◆ Written instruction
Begin with the line that contains "Clone this diagram in TikZ." and end with the line that contains "(cat2) -- (idx2);": copy that span of lines exactly, and nothing outside it.

-- BEGIN Exercise data --

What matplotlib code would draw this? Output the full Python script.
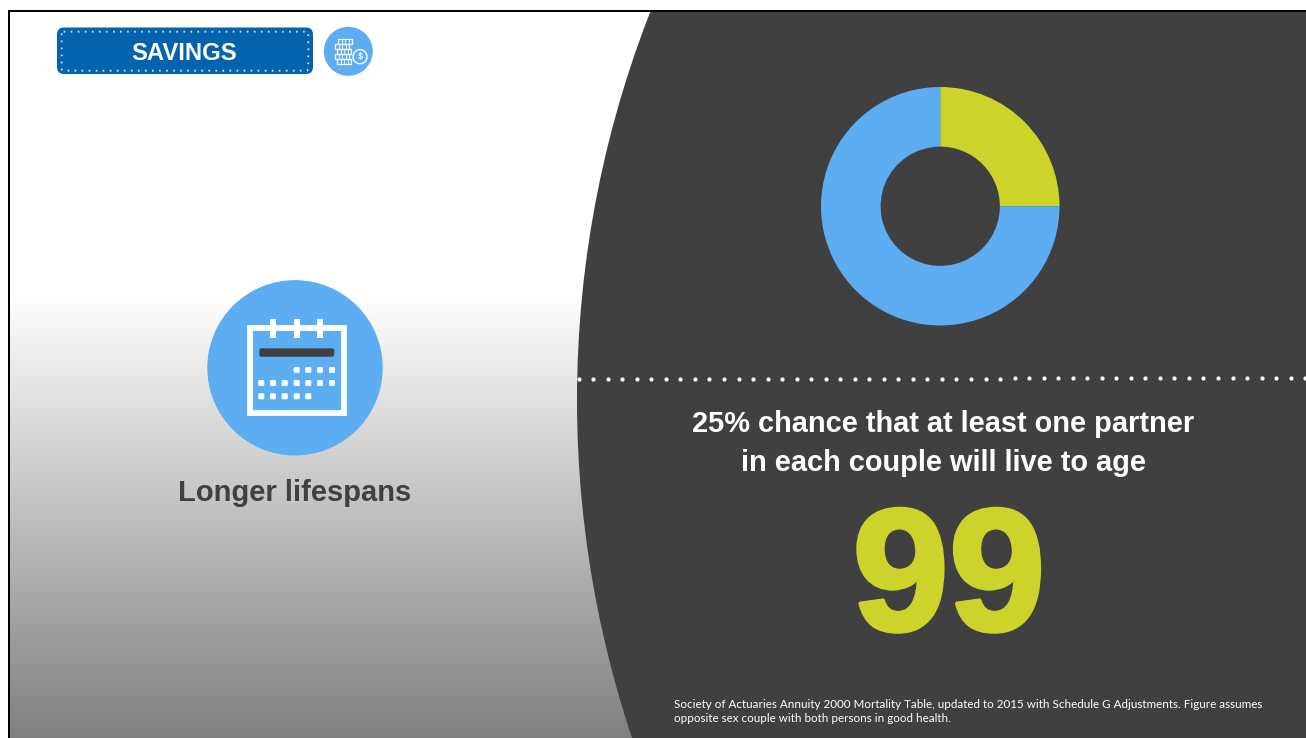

-- END Exercise data --
-- BEGIN Exercise data --

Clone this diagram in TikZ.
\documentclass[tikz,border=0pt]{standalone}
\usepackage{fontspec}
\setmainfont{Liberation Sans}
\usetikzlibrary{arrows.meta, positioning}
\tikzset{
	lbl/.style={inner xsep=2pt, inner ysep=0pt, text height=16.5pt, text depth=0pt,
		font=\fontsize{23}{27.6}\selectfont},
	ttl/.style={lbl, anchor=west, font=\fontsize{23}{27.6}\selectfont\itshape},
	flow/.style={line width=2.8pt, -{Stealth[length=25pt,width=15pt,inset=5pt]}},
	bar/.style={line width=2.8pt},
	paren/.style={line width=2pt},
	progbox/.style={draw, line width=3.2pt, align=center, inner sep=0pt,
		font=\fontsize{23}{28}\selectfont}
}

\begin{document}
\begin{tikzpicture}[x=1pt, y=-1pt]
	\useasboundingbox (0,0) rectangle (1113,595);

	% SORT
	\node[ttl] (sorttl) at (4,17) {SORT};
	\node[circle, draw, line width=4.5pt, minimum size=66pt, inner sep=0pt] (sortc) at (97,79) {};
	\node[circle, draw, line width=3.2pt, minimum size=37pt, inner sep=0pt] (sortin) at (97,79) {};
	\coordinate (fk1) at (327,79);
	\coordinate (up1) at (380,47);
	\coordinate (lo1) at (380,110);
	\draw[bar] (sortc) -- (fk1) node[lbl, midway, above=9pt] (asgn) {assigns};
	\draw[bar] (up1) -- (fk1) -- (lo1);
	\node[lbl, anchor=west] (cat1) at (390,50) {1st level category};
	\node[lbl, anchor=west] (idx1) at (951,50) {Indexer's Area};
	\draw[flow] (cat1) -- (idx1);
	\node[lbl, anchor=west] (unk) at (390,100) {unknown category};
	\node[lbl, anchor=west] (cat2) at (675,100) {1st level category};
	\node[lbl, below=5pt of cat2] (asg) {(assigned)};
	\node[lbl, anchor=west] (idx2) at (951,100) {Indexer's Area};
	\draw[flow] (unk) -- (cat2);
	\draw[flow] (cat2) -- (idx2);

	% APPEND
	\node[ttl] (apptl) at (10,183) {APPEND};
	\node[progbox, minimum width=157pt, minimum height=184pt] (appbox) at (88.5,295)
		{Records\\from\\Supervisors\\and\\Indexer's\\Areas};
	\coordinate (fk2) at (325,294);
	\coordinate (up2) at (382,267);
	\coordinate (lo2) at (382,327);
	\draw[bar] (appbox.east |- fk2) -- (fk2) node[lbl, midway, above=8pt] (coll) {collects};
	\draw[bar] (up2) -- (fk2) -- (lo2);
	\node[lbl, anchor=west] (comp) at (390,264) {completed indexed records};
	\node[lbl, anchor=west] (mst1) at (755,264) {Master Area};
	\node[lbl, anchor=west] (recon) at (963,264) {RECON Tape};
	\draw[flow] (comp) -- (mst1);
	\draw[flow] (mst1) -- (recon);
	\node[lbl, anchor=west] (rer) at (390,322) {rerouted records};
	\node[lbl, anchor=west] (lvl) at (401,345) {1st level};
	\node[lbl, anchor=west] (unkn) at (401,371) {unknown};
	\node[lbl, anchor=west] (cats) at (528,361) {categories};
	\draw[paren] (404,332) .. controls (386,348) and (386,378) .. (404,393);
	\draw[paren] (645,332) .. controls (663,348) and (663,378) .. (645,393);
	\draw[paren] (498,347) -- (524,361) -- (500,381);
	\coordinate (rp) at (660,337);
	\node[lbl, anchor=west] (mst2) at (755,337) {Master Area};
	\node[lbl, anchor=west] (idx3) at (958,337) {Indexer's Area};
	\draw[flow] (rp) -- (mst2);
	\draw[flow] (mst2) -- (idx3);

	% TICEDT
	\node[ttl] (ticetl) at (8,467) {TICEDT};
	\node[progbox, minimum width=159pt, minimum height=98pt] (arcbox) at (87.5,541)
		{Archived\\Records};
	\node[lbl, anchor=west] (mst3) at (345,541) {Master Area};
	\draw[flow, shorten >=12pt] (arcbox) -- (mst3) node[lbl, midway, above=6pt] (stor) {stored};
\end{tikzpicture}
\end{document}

-- END Exercise data --

◆ Output for this task
Clone this diagram in TikZ.
\documentclass[tikz,border=0pt]{standalone}
\usepackage{fontspec}
\setmainfont{Liberation Sans}
\usetikzlibrary{arrows.meta, positioning}
\tikzset{
	lbl/.style={inner xsep=2pt, inner ysep=0pt, text height=16.5pt, text depth=0pt,
		font=\fontsize{23}{27.6}\selectfont},
	ttl/.style={lbl, anchor=west, font=\fontsize{23}{27.6}\selectfont\itshape},
	flow/.style={line width=2.8pt, -{Stealth[length=25pt,width=15pt,inset=5pt]}},
	bar/.style={line width=2.8pt},
	paren/.style={line width=2pt},
	progbox/.style={draw, line width=3.2pt, align=center, inner sep=0pt,
		font=\fontsize{23}{28}\selectfont}
}

\begin{document}
\begin{tikzpicture}[x=1pt, y=-1pt]
	\useasboundingbox (0,0) rectangle (1113,595);

	% SORT
	\node[ttl] (sorttl) at (4,17) {SORT};
	\node[circle, draw, line width=4.5pt, minimum size=66pt, inner sep=0pt] (sortc) at (97,79) {};
	\node[circle, draw, line width=3.2pt, minimum size=37pt, inner sep=0pt] (sortin) at (97,79) {};
	\coordinate (fk1) at (327,79);
	\coordinate (up1) at (380,47);
	\coordinate (lo1) at (380,110);
	\draw[bar] (sortc) -- (fk1) node[lbl, midway, above=9pt] (asgn) {assigns};
	\draw[bar] (up1) -- (fk1) -- (lo1);
	\node[lbl, anchor=west] (cat1) at (390,50) {1st level category};
	\node[lbl, anchor=west] (idx1) at (951,50) {Indexer's Area};
	\draw[flow] (cat1) -- (idx1);
	\node[lbl, anchor=west] (unk) at (390,100) {unknown category};
	\node[lbl, anchor=west] (cat2) at (675,100) {1st level category};
	\node[lbl, below=5pt of cat2] (asg) {(assigned)};
	\node[lbl, anchor=west] (idx2) at (951,100) {Indexer's Area};
	\draw[flow] (unk) -- (cat2);
	\draw[flow] (cat2) -- (idx2);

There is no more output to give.